— start THE INPUT —
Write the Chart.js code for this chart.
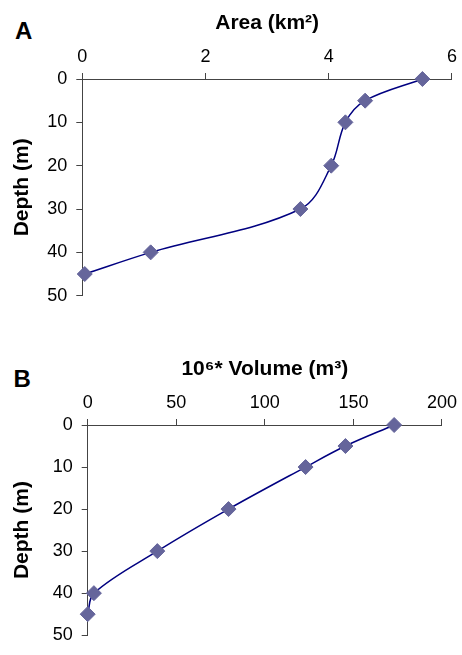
<!DOCTYPE html>
<html>
<head>
<meta charset="utf-8">
<script src="https://cdn.jsdelivr.net/npm/chart.js@4/dist/chart.umd.min.js"></script>
<style>
  body { margin: 0; background: #fff; width: 462px; height: 655px; position: relative; overflow: hidden; }
  canvas { position: absolute; left: 0; }
  #cA { top: 0; }
  #cB { top: 330px; }
  .panel { position: absolute; font: bold 24px "Liberation Sans", Arial, sans-serif; line-height: 1; color: #000; }
</style>
</head>
<body>
<div class="panel" style="left:15px; top:18.6px">A</div>
<div class="panel" style="left:13.5px; top:367px">B</div>
<canvas id="cA" width="462" height="320"></canvas>
<canvas id="cB" width="462" height="325"></canvas>
<script>
// depth of each survey level (m)
const depth = [0, 5, 10, 20, 30, 40, 45];
// lake area at each depth (km2)
const area = [5.52, 4.59, 4.27, 4.04, 3.54, 1.11, 0.04];
// volume below each depth (10^6 m3)
const volume = [173, 145.5, 123, 79.5, 39.3, 3.5, 0];

const depthTicks = [0, 50, 10];   // min, max, step
const areaTicks = [0, 6, 2];
const volumeTicks = [0, 200, 50];

Chart.defaults.font.family = '"Liberation Sans", Arial, sans-serif';
Chart.defaults.color = '#000';

const axisCol = '#444';

function makeChart(id, xs, xt, xTitle, box) {
  const pts = xs.map((v, i) => ({ x: v, y: depth[i] }));
  return new Chart(document.getElementById(id), {
    type: 'scatter',
    data: {
      datasets: [{
        data: pts,
        showLine: true,
        tension: 0.35,
        borderColor: '#000080',
        borderWidth: 1.5,
        pointStyle: 'rectRot',
        pointRadius: 7.5,
        pointBackgroundColor: '#65659b',
        pointBorderColor: '#65659b',
        pointBorderWidth: 1,
        clip: false
      }]
    },
    options: {
      responsive: false,
      animation: false,
      events: [],
      layout: { autoPadding: false, padding: box.pad },
      plugins: { legend: { display: false }, tooltip: { enabled: false } },
      scales: {
        x: {
          type: 'linear',
          position: 'top',
          min: xt[0], max: xt[1],
          ticks: { stepSize: xt[2], font: { size: 18 }, padding: 5 },
          grid: { drawOnChartArea: false, drawTicks: true, tickLength: 6, color: axisCol },
          border: { display: true, color: axisCol, width: 1 },
          title: { display: true, text: xTitle, font: { size: 21, weight: 'bold' }, padding: { top: box.titleTop, bottom: 0 } },
          afterFit: s => { s.height = box.xh; }
        },
        y: {
          type: 'linear',
          position: 'left',
          reverse: true,
          min: depthTicks[0], max: depthTicks[1],
          ticks: { stepSize: depthTicks[2], font: { size: 18 }, padding: 9 },
          grid: { drawOnChartArea: false, drawTicks: true, tickLength: 6, color: axisCol },
          border: { display: true, color: axisCol, width: 1 },
          title: { display: true, text: 'Depth (m)', font: { size: 21, weight: 'bold' }, padding: { top: 9.4, bottom: 0 } },
          afterFit: s => { s.width = box.yw; }
        }
      }
    }
  });
}

makeChart('cA', area, areaTicks, 'Area (km²)',
  { pad: { left: 0, top: 0, right: 4.7, bottom: 24.3 }, xh: 79, yw: 82.3, titleTop: 10.4 });
makeChart('cB', volume, volumeTicks, '10⁶* Volume (m³)',
  { pad: { left: 0, top: 0, right: 16, bottom: 10.7 }, xh: 95, yw: 87.7, titleTop: 26.9 });
</script>
</body>
</html>
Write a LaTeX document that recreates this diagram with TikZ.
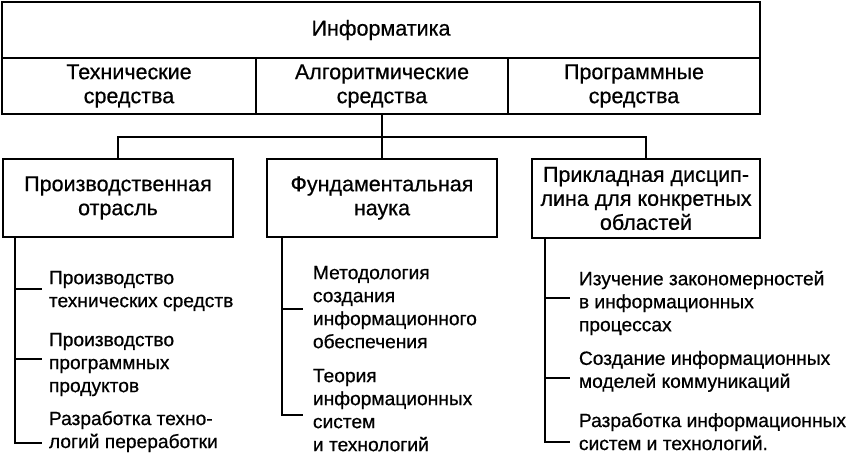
\documentclass[tikz,border=0pt]{standalone}
\usepackage{fontspec}
\setmainfont{Liberation Sans}[FakeBold=0.6]
\usetikzlibrary{calc, positioning}

\begin{document}
\begin{tikzpicture}[x=1pt, y=-1pt, line width=1.9pt,
  cellbox/.style={draw, minimum height=56pt, inner sep=0pt, align=center,
    font=\fontsize{21.5}{24}\selectfont},
  fieldbox/.style={draw, minimum width=230pt, minimum height=78pt, inner sep=0pt,
    align=center, font=\fontsize{21.5}{24}\selectfont},
  leaftext/.style={anchor=north west, inner sep=0pt, align=left,
    font=\fontsize{19.2}{23}\selectfont}]
\useasboundingbox (0,0) rectangle (847,455);

\node[cellbox, minimum width=758pt] (inf) at (381,30) {Информатика};
\node[cellbox, minimum width=254pt] (tech) at (129,86) {Технические\\средства};
\node[cellbox, minimum width=252pt] (alg) at (382,86) {Алгоритмические\\средства};
\node[cellbox, minimum width=252pt] (prog) at (634,86) {Программные\\средства};

\node[fieldbox] (prod) at (118,198) {Производственная\\отрасль};
\node[fieldbox] (fund) at (382,198) {Фундаментальная\\наука};
\node[fieldbox, minimum width=228pt, minimum height=79pt] (appl) at (646,198.5)
  {Прикладная дисцип-\\лина для конкретных\\областей};

\coordinate (bus) at (382,137);
\draw (alg.south) -- (fund.north);
\draw (prod.north) -- (prod.north |- bus) -- (appl.north |- bus) -- (appl.north);

\node[leaftext] (p1) at (48,270) {Производство\\технических средств};
\node[leaftext] (p2) at (48,332) {Производство\\программных\\продуктов};
\node[leaftext] (p3) at (48,410) {Разработка техно-\\логий переработки};

\node[leaftext] (f1) at (312,265) {Методология\\создания\\информационного\\обеспечения};
\node[leaftext] (f2) at (312,368) {Теория\\информационных\\систем\\и технологий};

\node[leaftext] (a1) at (578,270) {Изучение закономерностей\\в информационных\\процессах};
\node[leaftext] (a2) at (578,350) {Создание информационных\\моделей коммуникаций};
\node[leaftext] (a3) at (578,412) {Разработка информационных\\систем и технологий.};

\coordinate (tp) at ($(prod.south west)+(13,0)$);
\coordinate (tf) at ($(fund.south west)+(16,0)$);
\coordinate (ta) at ($(appl.south west)+(14,0)$);

\foreach \leaf/\dy in {p1/19, p2/27, p3/33}
  \draw (tp) |- ($(\leaf.north west)+(-6,\dy)$);
\foreach \leaf/\dy in {f1/44, f2/47}
  \draw (tf) |- ($(\leaf.north west)+(-9,\dy)$);
\foreach \leaf/\dy in {a1/28, a2/28, a3/30}
  \draw (ta) |- ($(\leaf.north west)+(-8,\dy)$);
\end{tikzpicture}
\end{document}
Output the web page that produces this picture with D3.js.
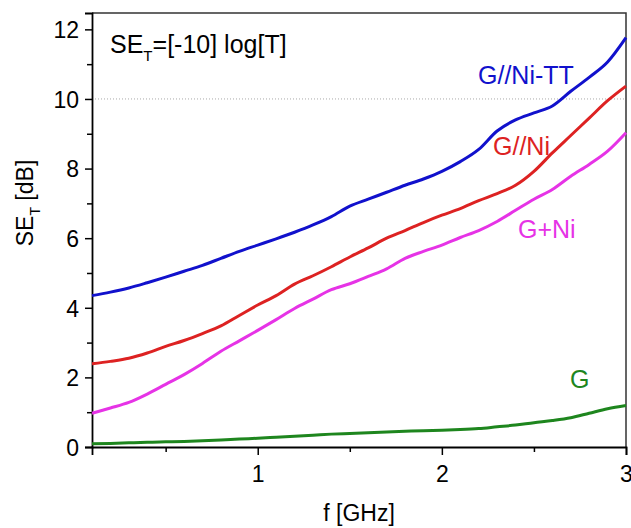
— end THE INPUT —
AIM OF THE EXERCISE: Repeat exactly, and only, the entries from the line with "Write a LaTeX" through the line with "at ($(appl.south west)+(14,0)$);". Pictures are skipped.

TASK OUTPUT:
Write a LaTeX document that recreates this diagram with TikZ.
\documentclass[tikz,border=0pt]{standalone}
\usepackage{fontspec}
\setmainfont{Liberation Sans}[FakeBold=0.6]
\usetikzlibrary{calc, positioning}

\begin{document}
\begin{tikzpicture}[x=1pt, y=-1pt, line width=1.9pt,
  cellbox/.style={draw, minimum height=56pt, inner sep=0pt, align=center,
    font=\fontsize{21.5}{24}\selectfont},
  fieldbox/.style={draw, minimum width=230pt, minimum height=78pt, inner sep=0pt,
    align=center, font=\fontsize{21.5}{24}\selectfont},
  leaftext/.style={anchor=north west, inner sep=0pt, align=left,
    font=\fontsize{19.2}{23}\selectfont}]
\useasboundingbox (0,0) rectangle (847,455);

\node[cellbox, minimum width=758pt] (inf) at (381,30) {Информатика};
\node[cellbox, minimum width=254pt] (tech) at (129,86) {Технические\\средства};
\node[cellbox, minimum width=252pt] (alg) at (382,86) {Алгоритмические\\средства};
\node[cellbox, minimum width=252pt] (prog) at (634,86) {Программные\\средства};

\node[fieldbox] (prod) at (118,198) {Производственная\\отрасль};
\node[fieldbox] (fund) at (382,198) {Фундаментальная\\наука};
\node[fieldbox, minimum width=228pt, minimum height=79pt] (appl) at (646,198.5)
  {Прикладная дисцип-\\лина для конкретных\\областей};

\coordinate (bus) at (382,137);
\draw (alg.south) -- (fund.north);
\draw (prod.north) -- (prod.north |- bus) -- (appl.north |- bus) -- (appl.north);

\node[leaftext] (p1) at (48,270) {Производство\\технических средств};
\node[leaftext] (p2) at (48,332) {Производство\\программных\\продуктов};
\node[leaftext] (p3) at (48,410) {Разработка техно-\\логий переработки};

\node[leaftext] (f1) at (312,265) {Методология\\создания\\информационного\\обеспечения};
\node[leaftext] (f2) at (312,368) {Теория\\информационных\\систем\\и технологий};

\node[leaftext] (a1) at (578,270) {Изучение закономерностей\\в информационных\\процессах};
\node[leaftext] (a2) at (578,350) {Создание информационных\\моделей коммуникаций};
\node[leaftext] (a3) at (578,412) {Разработка информационных\\систем и технологий.};

\coordinate (tp) at ($(prod.south west)+(13,0)$);
\coordinate (tf) at ($(fund.south west)+(16,0)$);
\coordinate (ta) at ($(appl.south west)+(14,0)$);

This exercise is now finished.